## [TASK]
Transcribe the whole listing without a single picture.

## [DATASET EXCERPT]
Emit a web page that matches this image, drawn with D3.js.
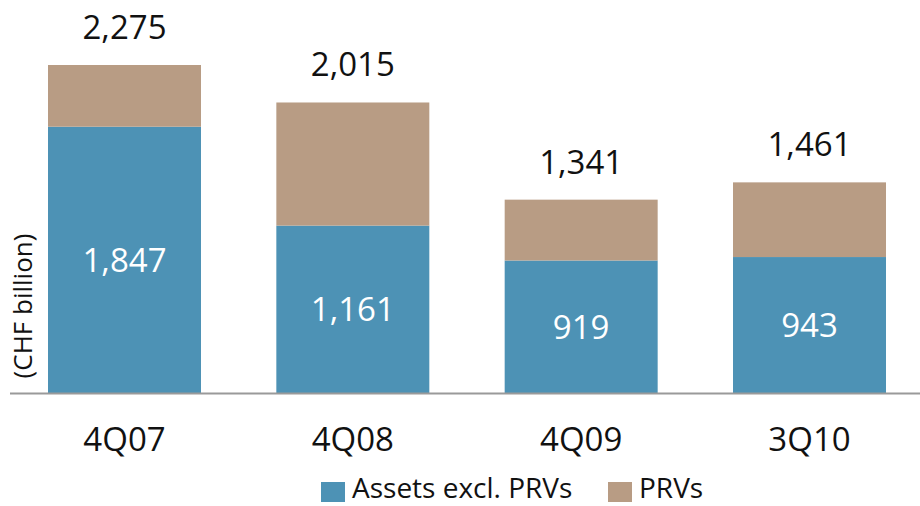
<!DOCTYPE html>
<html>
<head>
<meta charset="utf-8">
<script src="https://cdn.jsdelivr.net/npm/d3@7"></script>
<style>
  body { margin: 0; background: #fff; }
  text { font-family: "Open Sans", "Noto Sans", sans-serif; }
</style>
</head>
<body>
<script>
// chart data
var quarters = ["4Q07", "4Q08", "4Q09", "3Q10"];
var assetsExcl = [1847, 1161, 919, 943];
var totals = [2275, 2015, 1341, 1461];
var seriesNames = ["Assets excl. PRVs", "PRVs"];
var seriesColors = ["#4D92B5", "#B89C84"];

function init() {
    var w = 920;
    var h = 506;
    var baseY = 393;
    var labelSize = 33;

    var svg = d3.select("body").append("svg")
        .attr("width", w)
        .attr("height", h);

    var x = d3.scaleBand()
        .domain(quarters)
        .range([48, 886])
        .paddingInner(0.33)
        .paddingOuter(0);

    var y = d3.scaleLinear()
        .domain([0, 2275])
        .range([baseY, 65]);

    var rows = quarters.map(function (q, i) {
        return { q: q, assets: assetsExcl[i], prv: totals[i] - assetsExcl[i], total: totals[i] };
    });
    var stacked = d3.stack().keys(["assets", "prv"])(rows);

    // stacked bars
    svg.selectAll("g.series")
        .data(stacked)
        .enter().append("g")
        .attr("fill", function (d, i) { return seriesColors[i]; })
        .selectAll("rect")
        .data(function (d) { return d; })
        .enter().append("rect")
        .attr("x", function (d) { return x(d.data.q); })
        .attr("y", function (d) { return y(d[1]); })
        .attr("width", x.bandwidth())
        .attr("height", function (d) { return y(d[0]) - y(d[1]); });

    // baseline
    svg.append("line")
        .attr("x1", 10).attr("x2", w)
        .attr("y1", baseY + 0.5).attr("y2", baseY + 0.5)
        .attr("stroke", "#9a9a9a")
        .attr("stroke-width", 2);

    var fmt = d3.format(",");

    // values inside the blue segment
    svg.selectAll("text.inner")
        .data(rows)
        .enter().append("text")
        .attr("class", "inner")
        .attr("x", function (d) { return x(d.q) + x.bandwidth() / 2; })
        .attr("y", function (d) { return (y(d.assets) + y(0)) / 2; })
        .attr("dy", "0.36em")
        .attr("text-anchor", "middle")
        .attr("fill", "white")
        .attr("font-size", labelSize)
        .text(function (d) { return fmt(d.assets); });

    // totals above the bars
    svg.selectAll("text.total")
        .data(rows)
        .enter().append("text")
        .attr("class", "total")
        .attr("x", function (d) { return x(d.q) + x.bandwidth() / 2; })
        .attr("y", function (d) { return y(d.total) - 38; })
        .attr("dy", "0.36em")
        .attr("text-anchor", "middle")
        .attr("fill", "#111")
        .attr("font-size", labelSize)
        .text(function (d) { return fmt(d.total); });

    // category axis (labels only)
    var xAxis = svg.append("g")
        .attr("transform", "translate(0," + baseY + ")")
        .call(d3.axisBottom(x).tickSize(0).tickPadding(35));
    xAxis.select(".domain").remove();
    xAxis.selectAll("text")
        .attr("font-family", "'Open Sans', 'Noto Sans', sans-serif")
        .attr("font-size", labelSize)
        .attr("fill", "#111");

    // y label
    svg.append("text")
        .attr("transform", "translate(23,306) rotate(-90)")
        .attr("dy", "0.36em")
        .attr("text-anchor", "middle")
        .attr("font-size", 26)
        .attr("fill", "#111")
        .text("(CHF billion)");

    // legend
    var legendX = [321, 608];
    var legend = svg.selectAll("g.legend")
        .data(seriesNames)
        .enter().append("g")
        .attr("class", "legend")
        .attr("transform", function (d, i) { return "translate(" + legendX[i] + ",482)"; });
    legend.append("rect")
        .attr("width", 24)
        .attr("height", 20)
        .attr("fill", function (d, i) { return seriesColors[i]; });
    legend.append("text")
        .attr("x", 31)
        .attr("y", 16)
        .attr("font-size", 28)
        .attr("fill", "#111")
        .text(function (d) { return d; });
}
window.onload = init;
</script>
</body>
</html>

## [FINAL RESULT]
Emit a web page that matches this image, drawn with D3.js.
<!DOCTYPE html>
<html>
<head>
<meta charset="utf-8">
<script src="https://cdn.jsdelivr.net/npm/d3@7"></script>
<style>
  body { margin: 0; background: #fff; }
  text { font-family: "Open Sans", "Noto Sans", sans-serif; }
</style>
</head>
<body>
<script>
// chart data
var quarters = ["4Q07", "4Q08", "4Q09", "3Q10"];
var assetsExcl = [1847, 1161, 919, 943];
var totals = [2275, 2015, 1341, 1461];
var seriesNames = ["Assets excl. PRVs", "PRVs"];
var seriesColors = ["#4D92B5", "#B89C84"];

function init() {
    var w = 920;
    var h = 506;
    var baseY = 393;
    var labelSize = 33;

    var svg = d3.select("body").append("svg")
        .attr("width", w)
        .attr("height", h);

    var x = d3.scaleBand()
        .domain(quarters)
        .range([48, 886])
        .paddingInner(0.33)
        .paddingOuter(0);

    var y = d3.scaleLinear()
        .domain([0, 2275])
        .range([baseY, 65]);

    var rows = quarters.map(function (q, i) {
        return { q: q, assets: assetsExcl[i], prv: totals[i] - assetsExcl[i], total: totals[i] };
    });
    var stacked = d3.stack().keys(["assets", "prv"])(rows);

    // stacked bars
    svg.selectAll("g.series")
        .data(stacked)
        .enter().append("g")
        .attr("fill", function (d, i) { return seriesColors[i]; })
        .selectAll("rect")
        .data(function (d) { return d; })
        .enter().append("rect")
        .attr("x", function (d) { return x(d.data.q); })
        .attr("y", function (d) { return y(d[1]); })
        .attr("width", x.bandwidth())
        .attr("height", function (d) { return y(d[0]) - y(d[1]); });

    // baseline
    svg.append("line")
        .attr("x1", 10).attr("x2", w)
        .attr("y1", baseY + 0.5).attr("y2", baseY + 0.5)
        .attr("stroke", "#9a9a9a")
        .attr("stroke-width", 2);

    var fmt = d3.format(",");

    // values inside the blue segment
    svg.selectAll("text.inner")
        .data(rows)
        .enter().append("text")
        .attr("class", "inner")
        .attr("x", function (d) { return x(d.q) + x.bandwidth() / 2; })
        .attr("y", function (d) { return (y(d.assets) + y(0)) / 2; })
        .attr("dy", "0.36em")
        .attr("text-anchor", "middle")
        .attr("fill", "white")
        .attr("font-size", labelSize)
        .text(function (d) { return fmt(d.assets); });

    // totals above the bars
    svg.selectAll("text.total")
        .data(rows)
        .enter().append("text")
        .attr("class", "total")
        .attr("x", function (d) { return x(d.q) + x.bandwidth() / 2; })
        .attr("y", function (d) { return y(d.total) - 38; })
        .attr("dy", "0.36em")
        .attr("text-anchor", "middle")
        .attr("fill", "#111")
        .attr("font-size", labelSize)
        .text(function (d) { return fmt(d.total); });

    // category axis (labels only)
    var xAxis = svg.append("g")
        .attr("transform", "translate(0," + baseY + ")")
        .call(d3.axisBottom(x).tickSize(0).tickPadding(35));
    xAxis.select(".domain").remove();
    xAxis.selectAll("text")
        .attr("font-family", "'Open Sans', 'Noto Sans', sans-serif")
        .attr("font-size", labelSize)
        .attr("fill", "#111");

    // y label
    svg.append("text")
        .attr("transform", "translate(23,306) rotate(-90)")
        .attr("dy", "0.36em")
        .attr("text-anchor", "middle")
        .attr("font-size", 26)
        .attr("fill", "#111")
        .text("(CHF billion)");

    // legend
    var legendX = [321, 608];
    var legend = svg.selectAll("g.legend")
        .data(seriesNames)
        .enter().append("g")
        .attr("class", "legend")
        .attr("transform", function (d, i) { return "translate(" + legendX[i] + ",482)"; });
    legend.append("rect")
        .attr("width", 24)
        .attr("height", 20)
        .attr("fill", function (d, i) { return seriesColors[i]; });
    legend.append("text")
        .attr("x", 31)
        .attr("y", 16)
        .attr("font-size", 28)
        .attr("fill", "#111")
        .text(function (d) { return d; });
}
window.onload = init;
</script>
</body>
</html>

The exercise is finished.